If the idea of going to prison for something as trivial as failing to pay a fine seems unimaginable, then you may be surprised to discover that it is not an uncommon practice in Britain; over 22,000 people fell victim in 1994 alone. Here is another paradox, to add to the pile which accumulate around this subject. People who, for example, can’t afford a TV licence, are then fined more than the value of the licence which they couldn’t afford in the first place. When they fail to pay the fine, they end up in jail. And here’s the “double whammy” which would perplex even the Mad Hatter: the cost of imprisoning, say, a single mother for not buying a TV licence (yes, you with the blinkers on, they do put mothers of young children in prison) is likely to be forty times the cost of the licence. And they reckon that prison works?
What, then, does the convict learn from the experience of imprisonment? As illustrated above, for many the harsh lesson is that society is prepared to pay thousands of pounds to punish you, but not even a small fraction of that amount is forthcoming to prevent you turning to crime in the first place; in other words, punishing the poor for nothing more than their shortage of money.

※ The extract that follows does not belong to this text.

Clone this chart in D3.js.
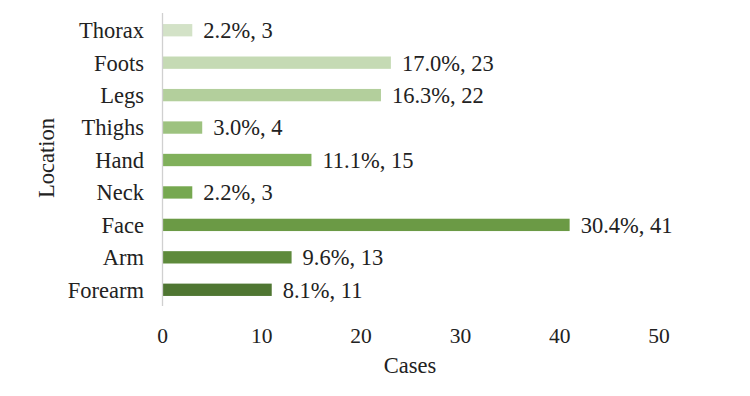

It is unlikely that many prisoners emerge from the experience with a more positive attitude to the iniquitous socio-economic system which first condemns them to a life of poverty, and then, when temptation gets the better of them, condemns them again to be punished. It’s no wonder that prison does little to discourage crime.
If all other things were equal, perhaps a case could be made for punishing transgressors, but as everyone knows, equality is not something that can be associated with capitalism. It’s bad enough that so many are trapped in a life of poverty, yet the arrogant pitiless free market has to constantly rub their noses in it. Conspicuous inequality is what leads the poor to try to obtain a little more by any means available. If politicians wanted to reduce crime within capitalism, they would establish a system to counsel, aid and attempt to rehabilitate offenders–alas, not politically popular and not many votes in it. On the other hand, if they were serious about eradicating crime, they would identify and attempt to remove the causes of crime. This, however, would raise questions about why we need private property, money, privilege, etc.–not likely to be tackled by most politicians, as the one thing they agree on is the continuance and support of a social system in which a minority owns most of the wealth and exploits the rest of us to maintain it.
The new Labour government, for all its claims to be “tough” on the causes of crime, is proving to be just as ready to cage people up in a way considered inhumane in zoos. Whichever side of the law you’re on, whether you’re in or out of jail, if you’re poor there is one sound-bite that will always ring true: Tough on you.